* Begin Provided records *

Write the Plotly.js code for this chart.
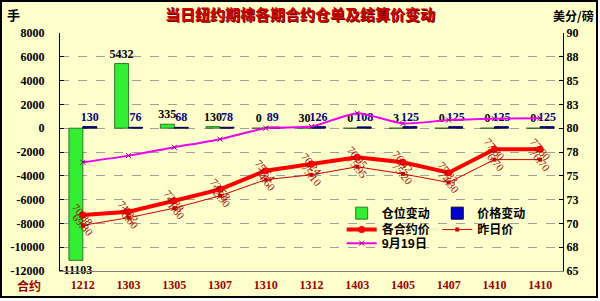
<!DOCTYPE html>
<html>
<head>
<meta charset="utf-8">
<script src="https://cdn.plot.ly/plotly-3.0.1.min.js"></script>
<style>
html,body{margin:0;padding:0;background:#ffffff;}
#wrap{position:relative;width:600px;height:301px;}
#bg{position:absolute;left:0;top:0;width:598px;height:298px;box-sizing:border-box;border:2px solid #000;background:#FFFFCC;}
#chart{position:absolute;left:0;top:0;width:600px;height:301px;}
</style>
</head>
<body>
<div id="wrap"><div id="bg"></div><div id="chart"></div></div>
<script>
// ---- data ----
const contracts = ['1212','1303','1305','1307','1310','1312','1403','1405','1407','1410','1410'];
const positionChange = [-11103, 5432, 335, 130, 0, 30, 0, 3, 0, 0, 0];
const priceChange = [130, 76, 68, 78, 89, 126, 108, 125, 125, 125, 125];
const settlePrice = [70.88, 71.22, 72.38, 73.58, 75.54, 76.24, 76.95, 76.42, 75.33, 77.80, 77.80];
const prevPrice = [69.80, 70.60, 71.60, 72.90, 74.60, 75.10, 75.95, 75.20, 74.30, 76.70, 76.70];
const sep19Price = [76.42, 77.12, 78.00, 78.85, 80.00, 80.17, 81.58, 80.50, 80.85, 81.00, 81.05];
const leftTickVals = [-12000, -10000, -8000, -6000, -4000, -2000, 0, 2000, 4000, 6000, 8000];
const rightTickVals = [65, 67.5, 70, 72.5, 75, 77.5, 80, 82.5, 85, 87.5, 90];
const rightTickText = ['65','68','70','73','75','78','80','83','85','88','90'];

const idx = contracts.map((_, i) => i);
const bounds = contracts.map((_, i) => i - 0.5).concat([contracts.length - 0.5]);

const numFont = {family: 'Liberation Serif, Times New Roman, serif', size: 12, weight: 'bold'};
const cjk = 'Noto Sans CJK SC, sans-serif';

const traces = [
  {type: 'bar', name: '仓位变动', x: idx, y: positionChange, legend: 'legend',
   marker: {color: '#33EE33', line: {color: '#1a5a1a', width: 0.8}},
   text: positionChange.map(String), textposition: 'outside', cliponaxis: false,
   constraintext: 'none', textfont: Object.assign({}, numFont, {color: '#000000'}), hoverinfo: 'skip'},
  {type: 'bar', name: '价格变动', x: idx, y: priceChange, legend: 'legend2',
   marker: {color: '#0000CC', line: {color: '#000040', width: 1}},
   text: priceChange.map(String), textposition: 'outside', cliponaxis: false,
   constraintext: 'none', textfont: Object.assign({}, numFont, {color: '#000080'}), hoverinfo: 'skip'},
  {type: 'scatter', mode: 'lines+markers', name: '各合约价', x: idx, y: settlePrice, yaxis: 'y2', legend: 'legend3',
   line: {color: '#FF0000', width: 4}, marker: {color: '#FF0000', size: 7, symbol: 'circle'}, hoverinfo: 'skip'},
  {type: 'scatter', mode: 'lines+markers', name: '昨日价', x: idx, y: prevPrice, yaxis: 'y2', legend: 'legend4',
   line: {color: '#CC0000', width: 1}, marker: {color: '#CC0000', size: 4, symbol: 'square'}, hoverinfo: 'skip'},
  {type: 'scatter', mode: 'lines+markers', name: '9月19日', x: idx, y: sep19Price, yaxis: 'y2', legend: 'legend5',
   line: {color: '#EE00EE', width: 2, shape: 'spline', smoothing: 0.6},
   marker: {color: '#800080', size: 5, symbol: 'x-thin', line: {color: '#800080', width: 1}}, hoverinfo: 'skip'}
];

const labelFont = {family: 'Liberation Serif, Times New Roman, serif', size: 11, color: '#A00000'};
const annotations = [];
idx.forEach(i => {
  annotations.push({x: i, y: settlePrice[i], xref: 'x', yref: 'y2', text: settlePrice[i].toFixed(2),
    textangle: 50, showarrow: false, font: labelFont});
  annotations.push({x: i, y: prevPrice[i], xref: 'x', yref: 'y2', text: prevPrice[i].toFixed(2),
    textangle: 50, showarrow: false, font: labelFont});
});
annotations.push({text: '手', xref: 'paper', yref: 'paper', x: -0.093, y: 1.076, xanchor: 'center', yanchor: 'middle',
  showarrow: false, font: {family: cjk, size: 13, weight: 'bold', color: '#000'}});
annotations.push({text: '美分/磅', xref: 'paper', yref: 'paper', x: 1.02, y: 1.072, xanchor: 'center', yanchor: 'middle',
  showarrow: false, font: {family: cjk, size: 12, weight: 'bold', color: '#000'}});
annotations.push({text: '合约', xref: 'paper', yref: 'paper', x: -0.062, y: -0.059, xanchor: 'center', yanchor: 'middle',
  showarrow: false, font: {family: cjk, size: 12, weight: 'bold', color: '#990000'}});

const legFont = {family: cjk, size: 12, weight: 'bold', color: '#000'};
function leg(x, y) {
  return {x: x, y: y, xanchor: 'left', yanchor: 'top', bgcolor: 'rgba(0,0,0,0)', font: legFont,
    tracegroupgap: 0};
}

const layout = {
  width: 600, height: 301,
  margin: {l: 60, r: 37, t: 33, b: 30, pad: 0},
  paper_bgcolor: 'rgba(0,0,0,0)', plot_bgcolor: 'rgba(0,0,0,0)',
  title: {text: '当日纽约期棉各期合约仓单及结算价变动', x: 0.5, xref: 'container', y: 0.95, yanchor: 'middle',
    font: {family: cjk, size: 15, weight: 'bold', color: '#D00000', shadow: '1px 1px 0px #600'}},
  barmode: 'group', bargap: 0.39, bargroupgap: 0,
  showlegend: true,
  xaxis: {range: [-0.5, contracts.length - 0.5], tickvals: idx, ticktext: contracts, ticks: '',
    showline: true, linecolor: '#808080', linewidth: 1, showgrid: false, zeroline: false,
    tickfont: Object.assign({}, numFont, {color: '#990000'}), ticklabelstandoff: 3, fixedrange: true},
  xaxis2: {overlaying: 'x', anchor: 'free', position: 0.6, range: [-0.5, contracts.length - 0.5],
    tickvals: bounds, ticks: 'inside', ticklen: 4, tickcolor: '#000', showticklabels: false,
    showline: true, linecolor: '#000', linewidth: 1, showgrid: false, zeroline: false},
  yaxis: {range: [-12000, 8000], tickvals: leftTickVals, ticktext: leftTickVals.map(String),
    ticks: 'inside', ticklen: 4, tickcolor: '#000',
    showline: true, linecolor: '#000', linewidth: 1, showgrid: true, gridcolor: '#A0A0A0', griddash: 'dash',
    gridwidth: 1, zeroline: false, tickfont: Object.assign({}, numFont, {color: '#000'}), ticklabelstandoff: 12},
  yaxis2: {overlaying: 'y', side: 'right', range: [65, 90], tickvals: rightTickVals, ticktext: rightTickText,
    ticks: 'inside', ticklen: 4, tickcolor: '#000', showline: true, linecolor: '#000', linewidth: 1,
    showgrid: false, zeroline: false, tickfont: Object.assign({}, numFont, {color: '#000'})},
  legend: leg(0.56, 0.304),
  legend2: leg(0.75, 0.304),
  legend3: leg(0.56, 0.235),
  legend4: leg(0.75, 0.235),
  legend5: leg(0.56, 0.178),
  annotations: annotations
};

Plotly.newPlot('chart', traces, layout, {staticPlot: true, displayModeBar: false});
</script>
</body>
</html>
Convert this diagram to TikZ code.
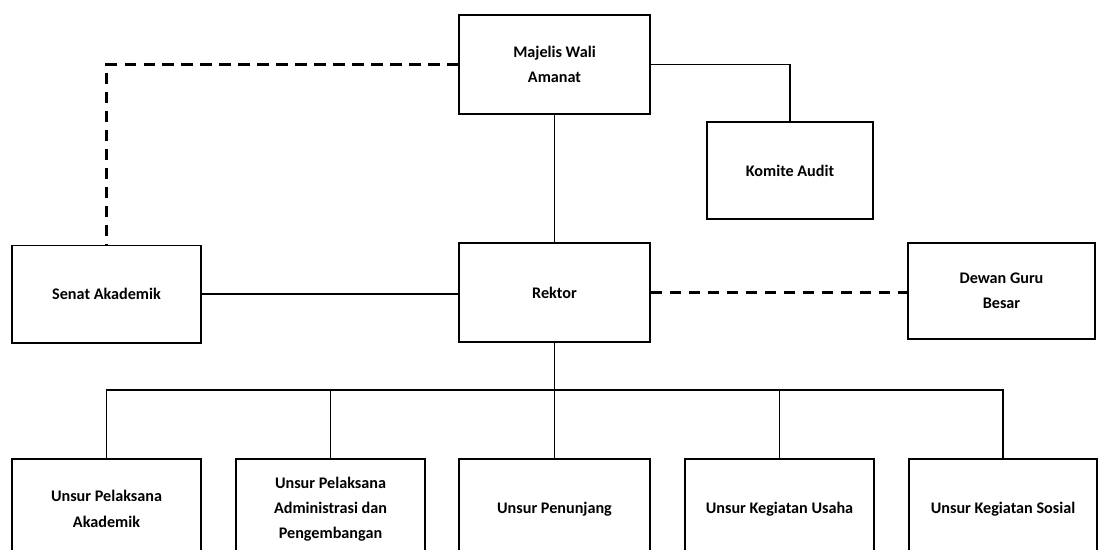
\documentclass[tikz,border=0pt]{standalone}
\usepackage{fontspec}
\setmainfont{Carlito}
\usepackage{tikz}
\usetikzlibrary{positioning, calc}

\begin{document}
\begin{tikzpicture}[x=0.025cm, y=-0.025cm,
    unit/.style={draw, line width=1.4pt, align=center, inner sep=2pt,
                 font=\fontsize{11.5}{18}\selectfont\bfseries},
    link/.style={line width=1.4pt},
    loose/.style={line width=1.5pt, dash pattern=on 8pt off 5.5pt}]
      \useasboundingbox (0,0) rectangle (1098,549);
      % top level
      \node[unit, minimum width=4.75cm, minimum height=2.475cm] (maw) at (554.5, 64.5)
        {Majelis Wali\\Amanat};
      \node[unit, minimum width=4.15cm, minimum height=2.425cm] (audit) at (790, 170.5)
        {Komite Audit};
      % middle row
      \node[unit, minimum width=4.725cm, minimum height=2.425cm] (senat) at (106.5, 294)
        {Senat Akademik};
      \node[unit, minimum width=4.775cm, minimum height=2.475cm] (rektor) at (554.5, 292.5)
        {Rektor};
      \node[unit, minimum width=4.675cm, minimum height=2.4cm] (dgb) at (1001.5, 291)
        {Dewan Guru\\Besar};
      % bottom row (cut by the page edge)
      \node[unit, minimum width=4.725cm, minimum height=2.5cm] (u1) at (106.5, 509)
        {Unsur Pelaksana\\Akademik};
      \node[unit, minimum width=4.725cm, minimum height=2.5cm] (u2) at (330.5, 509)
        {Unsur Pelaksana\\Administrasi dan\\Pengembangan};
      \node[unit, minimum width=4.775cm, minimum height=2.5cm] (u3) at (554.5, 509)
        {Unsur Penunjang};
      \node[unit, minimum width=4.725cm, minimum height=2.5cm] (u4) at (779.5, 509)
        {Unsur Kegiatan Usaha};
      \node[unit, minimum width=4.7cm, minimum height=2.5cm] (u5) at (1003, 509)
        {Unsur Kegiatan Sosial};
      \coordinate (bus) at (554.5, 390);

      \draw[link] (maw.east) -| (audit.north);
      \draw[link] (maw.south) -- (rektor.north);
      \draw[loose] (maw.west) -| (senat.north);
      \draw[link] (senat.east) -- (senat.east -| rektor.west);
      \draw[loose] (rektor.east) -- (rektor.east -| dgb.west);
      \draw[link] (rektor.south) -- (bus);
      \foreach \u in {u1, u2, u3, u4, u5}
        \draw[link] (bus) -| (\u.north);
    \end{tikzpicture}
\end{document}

* End Provided records *

> Problem to solve: Transcribe exactly, please, the lines between the start of the records above and the line holding "const cjk = 'Noto Sans CJK SC, sans-serif';", counting both of those lines and omitting pictures.

> Final answer:
Write the Plotly.js code for this chart.
<!DOCTYPE html>
<html>
<head>
<meta charset="utf-8">
<script src="https://cdn.plot.ly/plotly-3.0.1.min.js"></script>
<style>
html,body{margin:0;padding:0;background:#ffffff;}
#wrap{position:relative;width:600px;height:301px;}
#bg{position:absolute;left:0;top:0;width:598px;height:298px;box-sizing:border-box;border:2px solid #000;background:#FFFFCC;}
#chart{position:absolute;left:0;top:0;width:600px;height:301px;}
</style>
</head>
<body>
<div id="wrap"><div id="bg"></div><div id="chart"></div></div>
<script>
// ---- data ----
const contracts = ['1212','1303','1305','1307','1310','1312','1403','1405','1407','1410','1410'];
const positionChange = [-11103, 5432, 335, 130, 0, 30, 0, 3, 0, 0, 0];
const priceChange = [130, 76, 68, 78, 89, 126, 108, 125, 125, 125, 125];
const settlePrice = [70.88, 71.22, 72.38, 73.58, 75.54, 76.24, 76.95, 76.42, 75.33, 77.80, 77.80];
const prevPrice = [69.80, 70.60, 71.60, 72.90, 74.60, 75.10, 75.95, 75.20, 74.30, 76.70, 76.70];
const sep19Price = [76.42, 77.12, 78.00, 78.85, 80.00, 80.17, 81.58, 80.50, 80.85, 81.00, 81.05];
const leftTickVals = [-12000, -10000, -8000, -6000, -4000, -2000, 0, 2000, 4000, 6000, 8000];
const rightTickVals = [65, 67.5, 70, 72.5, 75, 77.5, 80, 82.5, 85, 87.5, 90];
const rightTickText = ['65','68','70','73','75','78','80','83','85','88','90'];

const idx = contracts.map((_, i) => i);
const bounds = contracts.map((_, i) => i - 0.5).concat([contracts.length - 0.5]);

const numFont = {family: 'Liberation Serif, Times New Roman, serif', size: 12, weight: 'bold'};
const cjk = 'Noto Sans CJK SC, sans-serif';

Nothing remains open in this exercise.